Just don’t take it too far.  Keep a sense of decorum about you, please.

There is always a reason to dance in New Orleans.  There is music in the air everywhere you go, anywhere you go.  Not all the time, of course.  Even musicians have to take a rest.  Wander around New Orleans long enough any day and you’ll bump into someone who’s dancing.  Join in.  Everyone likes to have a partner.

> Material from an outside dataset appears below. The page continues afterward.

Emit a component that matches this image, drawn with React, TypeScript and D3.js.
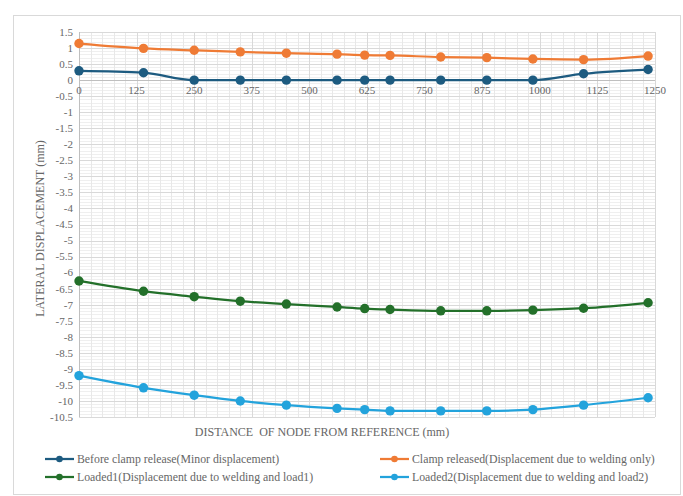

New Orleans on All Souls Day

It’s All Souls Day as I write this (November 2), two days after Halloween.  It’s been a wild weekend full of costuming and music and dancing everywhere.  In New Orleans, it’s not a big deal to wear a costume.  Some people in New Orleans wear costumes all year long, every day, for any occasion.  Nobody notices.  Take it from a dandy:

 

How we dress in New Orleans
Your humble narrator

Wanna know what people say to me when they see that jacket?  They ask me where I got it so they can get one like it.  Wanna know where I got it?  It’s one-of-a-kind.

There has been lots of talk about death in the city with Halloween and all going on this time of year.  There have been a couple of parades.  There have been plenty of adults in town eager to wear costumes as they walk around the French Quarter.  As I say, if a New Orleanian wants to wear a costume, they just do.  For people not from New Orleans, Halloween is a big treat, which I suppose it is.

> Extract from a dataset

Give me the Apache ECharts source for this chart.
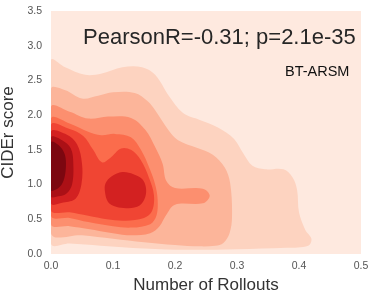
<!DOCTYPE html>
<html><head><meta charset="utf-8">
<script src="https://cdn.jsdelivr.net/npm/echarts@6/dist/echarts.min.js"></script>
<style>html,body{margin:0;padding:0;background:#fff}#c{width:376px;height:298px}</style>
</head><body><div id="c"></div>
<script>
// Axis ticks
const xTicks = [0.0, 0.1, 0.2, 0.3, 0.4, 0.5];
const yTicks = [0.0, 0.5, 1.0, 1.5, 2.0, 2.5, 3.0, 3.5];

// Filled KDE contour levels (outermost first), each a list of polygons [x, y]
const level1 = [[[0,0.15],[0,2.79],[0.023,2.69],[0.055,2.58],[0.082,2.6],[0.115,2.69],[0.147,2.69],[0.168,2.58],[0.19,2.28],[0.213,2.03],[0.24,1.93],[0.27,1.82],[0.295,1.66],[0.31,1.45],[0.325,1.27],[0.345,1.22],[0.375,1.22],[0.39,1.1],[0.397,0.92],[0.4,0.6],[0.41,0.35],[0.42,0.22],[0.415,0.12],[0.38,0.09],[0.3,0.07],[0.22,0.06],[0.15,0.08],[0.08,0.12],[0.03,0.15]]];
const level2 = [[[0,0.3],[0,2.38],[0.023,2.36],[0.05,2.24],[0.076,2.28],[0.1,2.33],[0.135,2.32],[0.156,2.2],[0.168,2.07],[0.189,1.79],[0.205,1.64],[0.235,1.53],[0.261,1.43],[0.28,1.25],[0.289,1.02],[0.292,0.54],[0.288,0.3],[0.278,0.16],[0.265,0.12],[0.24,0.11],[0.2,0.13],[0.15,0.17],[0.1,0.22],[0.05,0.27]]];
const level3 = [[[0,0.43],[0,2.12],[0.03,2.05],[0.06,1.95],[0.092,1.98],[0.129,1.96],[0.152,1.79],[0.168,1.54],[0.18,1.3],[0.186,1.05],[0.2,0.95],[0.245,0.94],[0.256,0.84],[0.245,0.73],[0.2,0.71],[0.185,0.55],[0.175,0.4],[0.16,0.3],[0.13,0.27],[0.1,0.3],[0.06,0.36],[0.03,0.4]]];
const level4 = [[[0,0.55],[0,1.95],[0.03,1.88],[0.06,1.76],[0.081,1.71],[0.103,1.73],[0.129,1.68],[0.145,1.5],[0.16,1.21],[0.168,1.0],[0.172,0.78],[0.17,0.55],[0.16,0.43],[0.13,0.38],[0.1,0.4],[0.06,0.46],[0.03,0.52]]];
const level5 = [[[0,0.63],[0,1.86],[0.03,1.8],[0.052,1.7],[0.068,1.5],[0.082,1.32],[0.095,1.38],[0.113,1.52],[0.129,1.5],[0.145,1.35],[0.158,1.1],[0.166,0.85],[0.163,0.62],[0.15,0.52],[0.12,0.48],[0.09,0.5],[0.06,0.55],[0.03,0.6]]];
const level6 = [
  [[0,0.73],[0,1.76],[0.025,1.72],[0.042,1.58],[0.05,1.3],[0.049,1.0],[0.04,0.8],[0.02,0.74]],
  [[0.087,0.9],[0.092,0.75],[0.105,0.68],[0.125,0.66],[0.143,0.7],[0.152,0.82],[0.153,0.96],[0.147,1.08],[0.133,1.15],[0.115,1.18],[0.098,1.12],[0.088,1.02]]
];
const level7 = [[[0,0.83],[0,1.68],[0.018,1.64],[0.032,1.52],[0.036,1.3],[0.034,1.0],[0.025,0.87],[0.012,0.83]]];
const level8 = [[[0,0.92],[0,1.61],[0.012,1.57],[0.022,1.44],[0.024,1.25],[0.02,1.05],[0.012,0.95]]];

const levels = [level1, level2, level3, level4, level5, level6, level7, level8];
const levelColors = ['#fdd3c0', '#fcb59a', '#fc8f6f', '#fb6c4c', '#f04533', '#d32121', '#ab1016', '#7c0710'];
const bgColor = '#fee9df';

const items = [];
levels.forEach((lv, li) => lv.forEach((poly, pi) => items.push([li, pi])));

const chart = echarts.init(document.getElementById('c'), null, {renderer: 'canvas'});
chart.setOption({
  animation: false,
  grid: {left: 51, right: 15, top: 11, bottom: 44, show: true, backgroundColor: bgColor, borderWidth: 0,
    containLabel: false, outerBoundsMode: 'none'},
  xAxis: {
    type: 'value', min: 0, max: 0.5, interval: 0.1,
    name: 'Number of Rollouts', nameLocation: 'middle', nameGap: 23,
    nameTextStyle: {fontFamily: 'Liberation Sans', fontSize: 17, color: '#333'},
    axisLine: {show: false}, axisTick: {show: false}, splitLine: {show: false},
    axisLabel: {fontFamily: 'Liberation Sans', fontSize: 10.5, color: '#555', margin: 7,
      formatter: v => v.toFixed(1)}
  },
  yAxis: {
    type: 'value', min: 0, max: 3.5, interval: 0.5,
    name: 'CIDEr score', nameLocation: 'middle', nameGap: 30, nameRotate: 90,
    nameTextStyle: {fontFamily: 'Liberation Sans', fontSize: 17, color: '#333'},
    axisLine: {show: false}, axisTick: {show: false}, splitLine: {show: false},
    axisLabel: {fontFamily: 'Liberation Sans', fontSize: 10.5, color: '#555', margin: 9,
      formatter: v => v.toFixed(1)}
  },
  graphic: [
    {type: 'text', left: 83, top: 27, style: {text: 'PearsonR=-0.31; p=2.1e-35', fontFamily: 'Liberation Sans', fontSize: 22, fill: '#262626'}, z: 100},
    {type: 'text', left: 285, top: 64, style: {text: 'BT-ARSM', fontFamily: 'Liberation Sans', fontSize: 14.5, fill: '#111'}, z: 100}
  ],
  series: [{
    type: 'custom',
    clip: true,
    data: items,
    renderItem: function (params, api) {
      const li = api.value(0), pi = api.value(1);
      const pts = levels[li][pi].map(p => api.coord(p));
      return {type: 'polygon', shape: {points: pts, smooth: 0.35}, style: {fill: levelColors[li]}};
    }
  }]
});
</script></body></html>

In New Orleans, we don’t wear costumes, per se.  When we dress up in disguise for fun, we mask.  That’s the verb.  “To mask” means to dress up in costume.  It’s used most often around Mardi Gras, which is the biggest, bestest and most importantest holiday of the year.  Mardi Gras is still a couple of months away.  It falls on Feb. 28 next year.  If you want to mask for Mardi Gras, you had better make a reservation soon.  We only have three suites open for the big day.  Come for a week.  Every day will be different and every day will be magic.

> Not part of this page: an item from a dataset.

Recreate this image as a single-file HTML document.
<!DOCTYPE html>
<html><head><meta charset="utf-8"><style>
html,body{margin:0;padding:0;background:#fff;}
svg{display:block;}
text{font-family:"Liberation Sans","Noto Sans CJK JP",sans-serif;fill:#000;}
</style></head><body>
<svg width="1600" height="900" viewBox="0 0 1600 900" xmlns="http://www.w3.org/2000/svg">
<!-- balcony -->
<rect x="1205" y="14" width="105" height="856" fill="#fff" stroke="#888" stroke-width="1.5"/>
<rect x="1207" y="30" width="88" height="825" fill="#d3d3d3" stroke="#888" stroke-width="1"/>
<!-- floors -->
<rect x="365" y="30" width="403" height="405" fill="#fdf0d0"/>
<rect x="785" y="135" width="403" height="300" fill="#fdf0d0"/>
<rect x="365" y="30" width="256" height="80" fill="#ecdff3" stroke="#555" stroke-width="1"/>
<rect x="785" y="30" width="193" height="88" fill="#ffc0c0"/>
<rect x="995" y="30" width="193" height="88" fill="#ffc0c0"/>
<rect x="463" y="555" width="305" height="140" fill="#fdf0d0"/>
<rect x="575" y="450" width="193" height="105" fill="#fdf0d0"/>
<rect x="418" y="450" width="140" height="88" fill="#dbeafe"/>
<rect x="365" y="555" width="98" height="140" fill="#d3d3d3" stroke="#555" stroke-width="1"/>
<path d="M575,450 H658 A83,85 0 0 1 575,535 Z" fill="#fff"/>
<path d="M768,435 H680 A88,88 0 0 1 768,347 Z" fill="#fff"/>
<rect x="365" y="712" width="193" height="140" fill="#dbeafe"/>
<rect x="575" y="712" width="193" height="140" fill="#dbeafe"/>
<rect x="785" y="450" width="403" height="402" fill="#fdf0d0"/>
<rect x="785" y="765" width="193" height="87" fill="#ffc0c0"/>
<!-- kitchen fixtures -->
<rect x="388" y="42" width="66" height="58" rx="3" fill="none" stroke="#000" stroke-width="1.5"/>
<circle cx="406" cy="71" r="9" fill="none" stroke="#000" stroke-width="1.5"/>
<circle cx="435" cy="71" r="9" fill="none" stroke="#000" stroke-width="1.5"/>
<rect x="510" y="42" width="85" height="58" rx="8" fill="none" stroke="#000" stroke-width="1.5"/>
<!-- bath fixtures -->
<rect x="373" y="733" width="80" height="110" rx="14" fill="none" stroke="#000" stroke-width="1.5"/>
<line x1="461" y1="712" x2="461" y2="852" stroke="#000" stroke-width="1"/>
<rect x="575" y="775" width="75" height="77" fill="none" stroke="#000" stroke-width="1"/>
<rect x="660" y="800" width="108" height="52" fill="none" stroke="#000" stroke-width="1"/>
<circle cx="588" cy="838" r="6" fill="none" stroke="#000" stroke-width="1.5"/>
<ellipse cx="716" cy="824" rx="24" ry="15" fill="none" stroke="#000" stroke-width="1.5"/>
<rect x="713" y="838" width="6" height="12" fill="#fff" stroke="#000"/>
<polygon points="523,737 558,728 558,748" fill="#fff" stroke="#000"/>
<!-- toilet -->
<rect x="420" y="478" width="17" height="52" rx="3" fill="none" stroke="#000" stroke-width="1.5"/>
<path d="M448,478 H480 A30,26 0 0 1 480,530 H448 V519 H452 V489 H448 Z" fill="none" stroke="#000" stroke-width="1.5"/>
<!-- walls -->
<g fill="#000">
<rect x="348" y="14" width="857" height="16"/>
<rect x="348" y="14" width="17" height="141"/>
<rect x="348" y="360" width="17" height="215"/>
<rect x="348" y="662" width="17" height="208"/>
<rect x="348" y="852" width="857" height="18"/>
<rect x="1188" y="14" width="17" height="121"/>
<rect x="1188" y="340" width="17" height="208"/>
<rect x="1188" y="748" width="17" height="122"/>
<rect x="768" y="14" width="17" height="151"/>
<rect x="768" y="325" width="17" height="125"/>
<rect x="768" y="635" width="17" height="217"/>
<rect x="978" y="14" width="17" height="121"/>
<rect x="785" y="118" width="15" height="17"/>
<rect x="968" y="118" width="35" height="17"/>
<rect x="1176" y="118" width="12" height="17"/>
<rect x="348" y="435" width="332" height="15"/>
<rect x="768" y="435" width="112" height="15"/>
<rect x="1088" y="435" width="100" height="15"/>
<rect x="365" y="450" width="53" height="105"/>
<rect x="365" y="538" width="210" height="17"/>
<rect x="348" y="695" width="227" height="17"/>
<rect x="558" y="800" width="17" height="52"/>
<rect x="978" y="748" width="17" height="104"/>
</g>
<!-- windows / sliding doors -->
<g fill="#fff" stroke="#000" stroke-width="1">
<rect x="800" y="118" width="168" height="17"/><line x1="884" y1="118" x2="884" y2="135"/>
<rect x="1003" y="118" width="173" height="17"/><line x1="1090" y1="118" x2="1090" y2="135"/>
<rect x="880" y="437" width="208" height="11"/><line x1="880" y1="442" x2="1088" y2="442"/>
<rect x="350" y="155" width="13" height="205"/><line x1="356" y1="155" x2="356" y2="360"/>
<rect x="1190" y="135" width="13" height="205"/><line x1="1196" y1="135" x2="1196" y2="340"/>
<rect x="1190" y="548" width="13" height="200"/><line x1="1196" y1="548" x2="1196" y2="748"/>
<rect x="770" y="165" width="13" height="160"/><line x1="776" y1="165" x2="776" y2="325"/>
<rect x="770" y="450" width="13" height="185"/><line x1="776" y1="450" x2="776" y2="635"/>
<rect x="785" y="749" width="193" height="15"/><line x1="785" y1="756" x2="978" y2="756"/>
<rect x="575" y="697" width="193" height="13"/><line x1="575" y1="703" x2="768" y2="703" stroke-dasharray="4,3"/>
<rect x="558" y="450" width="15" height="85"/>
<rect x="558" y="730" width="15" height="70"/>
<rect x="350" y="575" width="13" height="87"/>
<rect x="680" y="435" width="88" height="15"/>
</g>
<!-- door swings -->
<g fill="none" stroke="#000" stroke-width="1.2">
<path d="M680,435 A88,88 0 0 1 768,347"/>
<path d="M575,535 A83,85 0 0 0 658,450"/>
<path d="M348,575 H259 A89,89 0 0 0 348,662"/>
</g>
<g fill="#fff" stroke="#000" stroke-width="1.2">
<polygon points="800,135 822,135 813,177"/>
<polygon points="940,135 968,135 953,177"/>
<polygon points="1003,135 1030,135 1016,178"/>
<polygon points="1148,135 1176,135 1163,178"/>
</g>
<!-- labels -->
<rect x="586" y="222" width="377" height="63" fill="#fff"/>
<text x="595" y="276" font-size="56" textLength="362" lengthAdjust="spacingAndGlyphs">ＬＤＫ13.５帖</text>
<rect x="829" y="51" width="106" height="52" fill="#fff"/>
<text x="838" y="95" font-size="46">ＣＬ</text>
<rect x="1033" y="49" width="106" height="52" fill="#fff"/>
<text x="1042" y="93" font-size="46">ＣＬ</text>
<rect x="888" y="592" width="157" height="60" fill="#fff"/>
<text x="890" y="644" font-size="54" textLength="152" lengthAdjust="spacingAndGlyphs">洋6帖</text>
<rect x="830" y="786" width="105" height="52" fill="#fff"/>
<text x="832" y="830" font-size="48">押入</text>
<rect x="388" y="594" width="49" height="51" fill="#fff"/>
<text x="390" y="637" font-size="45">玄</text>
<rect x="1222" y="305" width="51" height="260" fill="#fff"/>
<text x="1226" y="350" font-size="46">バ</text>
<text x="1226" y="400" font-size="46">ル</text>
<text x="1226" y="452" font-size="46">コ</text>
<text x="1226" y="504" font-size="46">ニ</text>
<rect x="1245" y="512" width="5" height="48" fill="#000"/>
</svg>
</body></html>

There has been a lot of talk about death in the places where I tend to hang out with my chums.  It’s that time of year.  Here’s my favorite version of this song:

 

 

I intend no offense to one-hit wonder Norman Greenbaum.  His version is the standard by which all others will be judged.  I just happen to prefer Ms. Hagen’s version.

Here’s how we dance in New Orleans: we dance like nobody is watching.  Feel free while you are here.

À votre santé,

La Belle Esplanade

…where every day is another adventure that starts with good food and good talk that continue past after nightfall.

Wednesday, Nov. 2, 2016:  Frau Schmitt and I had lunch at Rosedale, a new Susan Spicer neighborhood restaurant.  Five stars.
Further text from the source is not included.